* _SUPPLIED DATA_:
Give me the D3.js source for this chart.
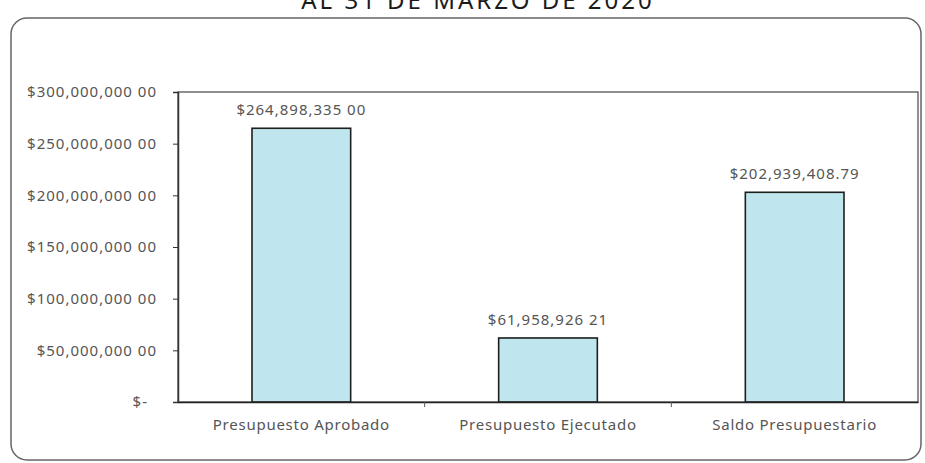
<!DOCTYPE html>
<html>
<head>
    <meta charset="utf-8">
    <title>Presupuesto al 31 de marzo de 2020</title>
    <script src="https://d3js.org/d3.v7.min.js"></script>
    <style>
        body { margin: 0; background: #fff; }
        text { font-family: "Noto Sans", "Open Sans", sans-serif; fill: #555; }
    </style>
</head>
<body>
    <div id="chart"></div>
    <script>
// data
const categories = ['Presupuesto Aprobado', 'Presupuesto Ejecutado', 'Saldo Presupuestario'];
const values = [264898335.00, 61958926.21, 202939408.79];
const valueLabels = ['$264,898,335 00', '$61,958,926 21', '$202,939,408.79'];
const yTicks = [0, 50000000, 100000000, 150000000, 200000000, 250000000, 300000000];
const title = 'AL 31 DE MARZO DE 2020';

const width = 925;
const height = 463;
const margin = { top: 92, right: 7, bottom: 61, left: 178 };

const svg = d3.select('#chart')
    .append('svg')
    .attr('width', width)
    .attr('height', height);

// outer rounded frame
svg.append('rect')
    .attr('x', 11)
    .attr('y', 18)
    .attr('width', 910)
    .attr('height', 442)
    .attr('rx', 16)
    .attr('fill', 'none')
    .attr('stroke', '#666')
    .attr('stroke-width', 1.5);

// title, cut off at the top of the page like in the scan
svg.append('text')
    .attr('x', 478)
    .attr('y', 9)
    .attr('text-anchor', 'middle')
    .attr('font-size', 24)
    .attr('letter-spacing', 3)
    .style('fill', '#1a1a1a')
    .text(title);

const x = d3.scaleBand()
    .domain(categories)
    .range([margin.left, width - margin.right])
    .paddingInner(0.6)
    .paddingOuter(0.3);

const y = d3.scaleLinear()
    .domain([0, 300000000])
    .range([height - margin.bottom, margin.top]);

// plot area border
svg.append('rect')
    .attr('x', margin.left)
    .attr('y', margin.top)
    .attr('width', width - margin.right - margin.left)
    .attr('height', height - margin.bottom - margin.top)
    .attr('fill', 'none')
    .attr('stroke', '#555')
    .attr('stroke-width', 1.3);

const fmt = d => d === 0 ? '$-' : '$' + d3.format(',')(d) + ' 00';

const yAxis = svg.append('g')
    .attr('transform', `translate(${margin.left},0)`)
    .call(d3.axisLeft(y).tickValues(yTicks).tickFormat(fmt).tickSize(5).tickPadding(16));

yAxis.select('.domain').attr('stroke', '#333').attr('stroke-width', 1.5);
yAxis.selectAll('.tick line').attr('stroke', '#333');
yAxis.selectAll('.tick text')
    .attr('font-size', 15)
    .attr('letter-spacing', 1)
    .attr('dx', d => d === 0 ? -9 : 0);

// bars
svg.append('g')
    .selectAll('rect')
    .data(values)
    .enter()
    .append('rect')
    .attr('x', (d, i) => x(categories[i]))
    .attr('y', d => y(d))
    .attr('width', x.bandwidth())
    .attr('height', d => y(0) - y(d))
    .attr('fill', '#bfe6ee')
    .attr('stroke', '#1e1e1e')
    .attr('stroke-width', 1.6);

// x axis
const xAxis = svg.append('g')
    .attr('transform', `translate(0,${y(0)})`)
    .call(d3.axisBottom(x).tickSize(0).tickPadding(17));

xAxis.select('.domain').attr('stroke', '#222').attr('stroke-width', 1.6);
xAxis.selectAll('.tick text').attr('font-size', 15).attr('letter-spacing', 0.75);

// small ticks between categories
const step = x.step();
xAxis.selectAll('.sep')
    .data(d3.range(1, categories.length))
    .enter()
    .append('line')
    .attr('x1', i => margin.left + i * step)
    .attr('x2', i => margin.left + i * step)
    .attr('y1', 0)
    .attr('y2', 5)
    .attr('stroke', '#555');

// value labels
svg.append('g')
    .selectAll('text')
    .data(values)
    .enter()
    .append('text')
    .attr('x', (d, i) => x(categories[i]) + x.bandwidth() / 2)
    .attr('y', d => y(d) - 13)
    .attr('text-anchor', 'middle')
    .attr('font-size', 15)
    .attr('letter-spacing', 1)
    .text((d, i) => valueLabels[i]);
    </script>
</body>
</html>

* _YOUR GOAL_: Without the images, write out each line of the data verbatim.

* _FULL SOLUTION_:
Give me the D3.js source for this chart.
<!DOCTYPE html>
<html>
<head>
    <meta charset="utf-8">
    <title>Presupuesto al 31 de marzo de 2020</title>
    <script src="https://d3js.org/d3.v7.min.js"></script>
    <style>
        body { margin: 0; background: #fff; }
        text { font-family: "Noto Sans", "Open Sans", sans-serif; fill: #555; }
    </style>
</head>
<body>
    <div id="chart"></div>
    <script>
// data
const categories = ['Presupuesto Aprobado', 'Presupuesto Ejecutado', 'Saldo Presupuestario'];
const values = [264898335.00, 61958926.21, 202939408.79];
const valueLabels = ['$264,898,335 00', '$61,958,926 21', '$202,939,408.79'];
const yTicks = [0, 50000000, 100000000, 150000000, 200000000, 250000000, 300000000];
const title = 'AL 31 DE MARZO DE 2020';

const width = 925;
const height = 463;
const margin = { top: 92, right: 7, bottom: 61, left: 178 };

const svg = d3.select('#chart')
    .append('svg')
    .attr('width', width)
    .attr('height', height);

// outer rounded frame
svg.append('rect')
    .attr('x', 11)
    .attr('y', 18)
    .attr('width', 910)
    .attr('height', 442)
    .attr('rx', 16)
    .attr('fill', 'none')
    .attr('stroke', '#666')
    .attr('stroke-width', 1.5);

// title, cut off at the top of the page like in the scan
svg.append('text')
    .attr('x', 478)
    .attr('y', 9)
    .attr('text-anchor', 'middle')
    .attr('font-size', 24)
    .attr('letter-spacing', 3)
    .style('fill', '#1a1a1a')
    .text(title);

const x = d3.scaleBand()
    .domain(categories)
    .range([margin.left, width - margin.right])
    .paddingInner(0.6)
    .paddingOuter(0.3);

const y = d3.scaleLinear()
    .domain([0, 300000000])
    .range([height - margin.bottom, margin.top]);

// plot area border
svg.append('rect')
    .attr('x', margin.left)
    .attr('y', margin.top)
    .attr('width', width - margin.right - margin.left)
    .attr('height', height - margin.bottom - margin.top)
    .attr('fill', 'none')
    .attr('stroke', '#555')
    .attr('stroke-width', 1.3);

const fmt = d => d === 0 ? '$-' : '$' + d3.format(',')(d) + ' 00';

const yAxis = svg.append('g')
    .attr('transform', `translate(${margin.left},0)`)
    .call(d3.axisLeft(y).tickValues(yTicks).tickFormat(fmt).tickSize(5).tickPadding(16));

yAxis.select('.domain').attr('stroke', '#333').attr('stroke-width', 1.5);
yAxis.selectAll('.tick line').attr('stroke', '#333');
yAxis.selectAll('.tick text')
    .attr('font-size', 15)
    .attr('letter-spacing', 1)
    .attr('dx', d => d === 0 ? -9 : 0);

// bars
svg.append('g')
    .selectAll('rect')
    .data(values)
    .enter()
    .append('rect')
    .attr('x', (d, i) => x(categories[i]))
    .attr('y', d => y(d))
    .attr('width', x.bandwidth())
    .attr('height', d => y(0) - y(d))
    .attr('fill', '#bfe6ee')
    .attr('stroke', '#1e1e1e')
    .attr('stroke-width', 1.6);

// x axis
const xAxis = svg.append('g')
    .attr('transform', `translate(0,${y(0)})`)
    .call(d3.axisBottom(x).tickSize(0).tickPadding(17));

xAxis.select('.domain').attr('stroke', '#222').attr('stroke-width', 1.6);
xAxis.selectAll('.tick text').attr('font-size', 15).attr('letter-spacing', 0.75);

// small ticks between categories
const step = x.step();
xAxis.selectAll('.sep')
    .data(d3.range(1, categories.length))
    .enter()
    .append('line')
    .attr('x1', i => margin.left + i * step)
    .attr('x2', i => margin.left + i * step)
    .attr('y1', 0)
    .attr('y2', 5)
    .attr('stroke', '#555');

// value labels
svg.append('g')
    .selectAll('text')
    .data(values)
    .enter()
    .append('text')
    .attr('x', (d, i) => x(categories[i]) + x.bandwidth() / 2)
    .attr('y', d => y(d) - 13)
    .attr('text-anchor', 'middle')
    .attr('font-size', 15)
    .attr('letter-spacing', 1)
    .text((d, i) => valueLabels[i]);
    </script>
</body>
</html>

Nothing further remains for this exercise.